Fortunately our Halloween costume was decided upon a month ago, no doubt in her mind, no changing costumes from event to event this year. Its been all Mal, all the time. She has been so obsessed with the character, the daughter of Maleficent in Disney’s The Descendants and Descendants 2 made for television movies that we have to have some article of clothing, even it’s just socks or a hair tie, that is the color purple every day.  She now carries a “spell book” everywhere she goes and our biggest challenge has been not wearing out her costume before Halloween actually gets here.


mal for halloween


Her second choice would have been Thor, which I also assume would have been appropriate, an assault on the patriarchy as opposed to a statement on gender fluidity.

Or maybe it just would have been a little girl dressing up as a fictional character that she likes?

Cultural appropriation is real, and if it seems as if I’m mocking the problem, I’m not. My understanding, however, is that it’s an act of stereotyping someone’s culture, belittling it.  It can be a fine line, but I think a distinction needs to be made between dressing up as an ethnicity, as a cultural stereotype, and dressing up as a character of a different ethnicity.  A Dora the Explorer costume is much different than a “lost little Mexican girl” costume. Jasmine or Shimmer and Shine are OK, dressing your daughter up in a burqa is not.

Maybe I’m wrong. This post was inspired by somebody that felt I was, that felt I was “whitesplaining” and that I should use this opportunity to teach my white daughter that “not everybody, particularly those of color,  get to be whoever they want to be.”

Maybe I’m wrong, but I think there are other ways to teach that lesson. Instead I’ll choose to teach her that heroes and princesses come in many different colors and backgrounds. I’ll celebrate the fact that movies and television are recognizing that.  If we want to continue to promote that diversity, doesn’t segregation of costumes, telling our children who they can and cannot emulate based on their skin color counterproductive?

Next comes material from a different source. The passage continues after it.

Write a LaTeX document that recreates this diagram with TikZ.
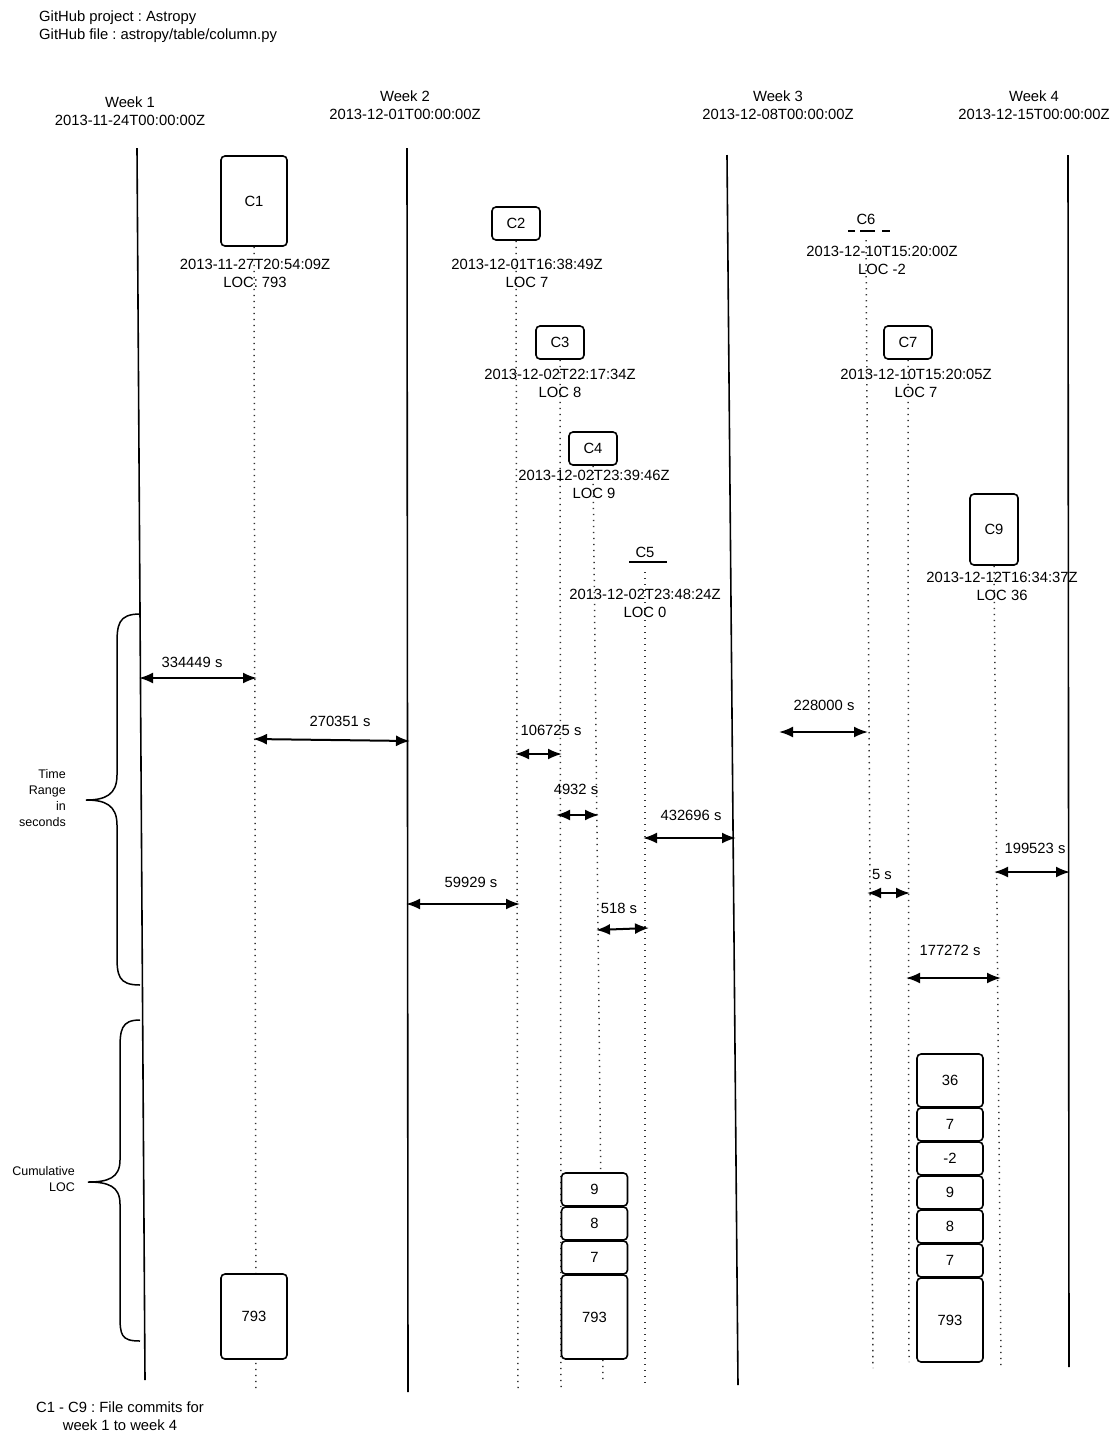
\documentclass[tikz,border=0pt]{standalone}
\usepackage{fontspec}
\setmainfont{Liberation Sans}
\usetikzlibrary{arrows.meta, positioning}
\tikzset{
  weekline/.style={line width=1.6pt, black},
  trail/.style={line width=1.5pt, dash pattern=on 1.4pt off 4.6pt, black!80},
  commitbox/.style={draw, line width=1.6pt, rounded corners=4pt, fill=white,
    minimum width=48pt, minimum height=33pt, inner sep=0pt},
  locbox/.style={draw, line width=1.6pt, rounded corners=4pt, fill=white, outer sep=0pt,
    minimum width=66pt, minimum height=33pt, inner sep=0pt},
  span/.style={{Latex[length=14pt, width=11pt]}-{Latex[length=14pt, width=11pt]}, line width=2pt},
  stamp/.style={align=center, inner sep=0pt},
  sidelabel/.style={align=right, anchor=east, inner sep=0pt, font=\fontsize{12.5}{16}\selectfont}
}

\begin{document}
\frenchspacing
\begin{tikzpicture}[x=1pt, y=-1pt, every node/.style={font=\fontsize{14.8}{18}\selectfont}]
    \useasboundingbox (0,0) rectangle (1114,1433);

    % header
    \node[anchor=west, align=left, inner sep=0pt] (title) at (39,27) {GitHub project : Astropy\\GitHub file : astropy/table/column.py};

    % weeks
    \node[stamp] (wk1) at (130,111) {Week 1\\2013-11-24T00:00:00Z};
    \node[stamp] (wk2) at (405,105) {Week 2\\2013-12-01T00:00:00Z};
    \node[stamp] (wk3) at (778,105) {Week 3\\2013-12-08T00:00:00Z};
    \node[stamp] (wk4) at (1034,105) {Week 4\\2013-12-15T00:00:00Z};

    \coordinate (w1t) at (137,148); \coordinate (w1b) at (145,1380);
    \coordinate (w2t) at (407,148); \coordinate (w2b) at (408,1392);
    \coordinate (w3t) at (727,155); \coordinate (w3b) at (738,1385);
    \coordinate (w4t) at (1068,155); \coordinate (w4b) at (1069,1367);
    \draw[weekline] (w1t) -- (w1b);
    \draw[weekline] (w2t) -- (w2b);
    \draw[weekline] (w3t) -- (w3b);
    \draw[weekline] (w4t) -- (w4b);

    % commits
    \node[commitbox, minimum width=66pt, minimum height=90pt] (c1) at (254,201) {C1};
    \node[commitbox] (c2) at (516,223.5) {C2};
    \node[commitbox] (c3) at (560,342.5) {C3};
    \node[commitbox] (c4) at (593,448.5) {C4};
    \node (c5) at (645,552) {C5};
    \node (c6) at (866,219) {C6};
    \node[commitbox] (c7) at (908,342.5) {C7};
    \node[commitbox, minimum height=71pt] (c9) at (994,529.5) {C9};

    \draw[line width=1.5pt] (629,562) -- (667,562);
    \draw[line width=1.5pt] (848,231) -- (855,231) (860,231) -- (875,231) (882,231) -- (890,231);

    % trails
    \coordinate (c1e) at (256,1390);
    \coordinate (c2e) at (518,1390);
    \coordinate (c3e) at (561,1390);
    \coordinate (c4e) at (603,1383);
    \coordinate (c5e) at (645,1387);
    \coordinate (c6e) at (873,1368);
    \coordinate (c7e) at (909,1362);
    \coordinate (c9e) at (1001,1367);
    \draw[trail] (c1.south) -- (c1e);
    \draw[trail] (c2.south) -- (c2e);
    \draw[trail] (c3.south) -- (c3e);
    \draw[trail] (c4.south) -- (c4e);
    \draw[trail] (645,572) -- (c5e);
    \draw[trail] (866,240) -- (c6e);
    \draw[trail] (c7.south) -- (c7e);
    \draw[trail] (c9.south) -- (c9e);

    \node[stamp] (d1) at (255,273) {2013-11-27T20:54:09Z\\LOC: 793};
    \node[stamp] (d2) at (527,273) {2013-12-01T16:38:49Z\\LOC 7};
    \node[stamp] (d3) at (560,383) {2013-12-02T22:17:34Z\\LOC 8};
    \node[stamp] (d4) at (594,484) {2013-12-02T23:39:46Z\\LOC 9};
    \node[stamp] (d5) at (645,603) {2013-12-02T23:48:24Z\\LOC 0};
    \node[stamp] (d6) at (882,260) {2013-12-10T15:20:00Z\\LOC -2};
    \node[stamp] (d7) at (916,383) {2013-12-10T15:20:05Z\\LOC 7};
    \node[stamp] (d9) at (1002,586) {2013-12-12T16:34:37Z\\LOC 36};

    % time ranges
    \coordinate (r1a) at (139,678); \coordinate (r1b) at (257,678);
    \coordinate (r2a) at (253,739); \coordinate (r2b) at (410,741);
    \coordinate (r3a) at (515,754); \coordinate (r3b) at (562,754);
    \coordinate (r4a) at (556,815); \coordinate (r4b) at (599,815);
    \coordinate (r5a) at (643,838); \coordinate (r5b) at (736,838);
    \coordinate (r6a) at (779,732); \coordinate (r6b) at (868,732);
    \coordinate (r7a) at (994,872); \coordinate (r7b) at (1070,872);
    \coordinate (r8a) at (867,893); \coordinate (r8b) at (910,893);
    \coordinate (r9a) at (406,904); \coordinate (r9b) at (520,904);
    \coordinate (r10a) at (596,930); \coordinate (r10b) at (649,928);
    \coordinate (r11a) at (906,978); \coordinate (r11b) at (1001,978);
    \draw[span] (r1a) -- (r1b);
    \draw[span] (r2a) -- (r2b);
    \draw[span] (r3a) -- (r3b);
    \draw[span] (r4a) -- (r4b);
    \draw[span] (r5a) -- (r5b);
    \draw[span] (r6a) -- (r6b);
    \draw[span] (r7a) -- (r7b);
    \draw[span] (r8a) -- (r8b);
    \draw[span] (r9a) -- (r9b);
    \draw[span] (r10a) -- (r10b);
    \draw[span] (r11a) -- (r11b);

    \node (l1) at (192,662) {334449 s};
    \node (l2) at (340,721) {270351 s};
    \node (l3) at (551,730) {106725 s};
    \node (l4) at (576,789) {4932 s};
    \node (l5) at (691,815) {432696 s};
    \node (l6) at (824,705) {228000 s};
    \node (l7) at (1035,848) {199523 s};
    \node (l8) at (882,874) {5 s};
    \node (l9) at (471,882) {59929 s};
    \node (l10) at (619,908) {518 s};
    \node (l11) at (950,950) {177272 s};

    % braces
    \draw[line width=1.5pt] (140,614) .. controls (118,614) and (117,625) .. (117,645) -- (117,775)
      .. controls (117,795) and (105,800) .. (86,800) .. controls (105,800) and (117,805) .. (117,825)
      -- (117,955) .. controls (117,975) and (118,985) .. (140,985);
    \draw[line width=1.5pt] (140,1020) .. controls (121,1020) and (120,1030) .. (120,1050) -- (120,1160)
      .. controls (120,1178) and (108,1182) .. (88,1182) .. controls (108,1182) and (120,1186) .. (120,1204)
      -- (120,1315) .. controls (120,1335) and (121,1341) .. (140,1341);
    \node[sidelabel] (trlab) at (66,798) {Time\\Range\\in\\seconds};
    \node[sidelabel] (loclab) at (75,1179) {Cumulative\\LOC};

    % cumulative loc
    \node[locbox, minimum height=85pt] (k1) at (254,1316.5) {793};

    \node[locbox] (k2a) at (594.5,1189.5) {9};
    \node[locbox, below=1pt of k2a] (k2b) {8};
    \node[locbox, below=1pt of k2b] (k2c) {7};
    \node[locbox, below=1pt of k2c, minimum height=84pt] (k2d) {793};

    \node[locbox, minimum height=53pt] (k3a) at (950,1080.5) {36};
    \node[locbox, below=1pt of k3a] (k3b) {7};
    \node[locbox, below=1pt of k3b] (k3c) {-2};
    \node[locbox, below=1pt of k3c] (k3d) {9};
    \node[locbox, below=1pt of k3d] (k3e) {8};
    \node[locbox, below=1pt of k3e] (k3f) {7};
    \node[locbox, below=1pt of k3f, minimum height=84pt] (k3g) {793};

    % footnote
    \node[stamp] (note) at (120,1416) {C1 - C9 : File commits for\\week 1 to week 4};
  \end{tikzpicture}
\end{document}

13 thoughts on “There is a Difference Between A Culture and A Character’s Culture”

  1. I absolutely agree with you! I haven’t had this issue come up personally for my boys but I have vaguely heard about this and it sickens me. It makes me mad because its as if we just took two giant steps backwards and making a major leap forward. We are finally making movies and writing stories with different heroes of all races and yet our children still can’t be free to be those characters even though they are of a different color. It is counterproductive yet those who oppose it don’t seem to get that. They seem hell bent on just turning everything into a social or political issue these days. Just let kids be who they want for Halloween and move on. It really isn’t that complicated. #anythinggoes

    1. I usually get accused of being too “political correct” and feel that I try pretty hard to see all sides of a story, but I just can’t understand this one

  2. Bravo! I’m from Hawai’i and while I’m not of Polynesian descent, I have many friends who are. They are as equally baffled over this mandate that white children not dress up as the Moana character. This is a wonderful role model for children of any ethnicity to look up to and one of the best ways children learn is through play. Hell, we have an entire dress up area in every daycare center in America!

    I think it’s important to make distinctions like you said – dressing up as a fictional character that is positively promoting a culture is not wrong. Dressing your kid up in a fake grass skirt and plastic flower lei is much more offensive – and yet every summer since I left the islands I’ve watched all my politically correct white friends do this at one barbecue or another. #AnythingGoes

    1. Thanks Heather, I appreciate hearing the opinions of your friends on this one. Makes me feel a bit more comfortable about my stance

  3. I haven’t heard anyone complaining about dressing up as a specific character. I would think it perfectly acceptable for a child to be dressed in a Dora the Explorer costume, but the generic sombrero with a bottle of tequila costume on the other hand…

  4. What I don’t understand is why we have to have a million different cultures out there – bring your culture into the U.S. and let it be a part of the U.S. culture!

    1. Diversity is what makes our county great. I can understand wanting to keep traditions that have been passed along that are specific to your ancestry and trying to hold onto a piece of what makes you unique

  5. Honestly, I think it’s pretty cool that you are encouraging your children to take interests in other cultures and races! You go dad!

    I don’t have kids yet, but if and when I do, I would love for them to find their culture just as important as the culture of others.

    1. we need to have respect for each other’s differences and also embrace them. That seems to have gotten lost a bit lately

  6. Personally I think the political correctness and what people can and can’t do/say has reached levels that are just ridiculous. There is a world of difference between being racist and having a child dress up as the Disney character they like. I really pity the people who can’t see this.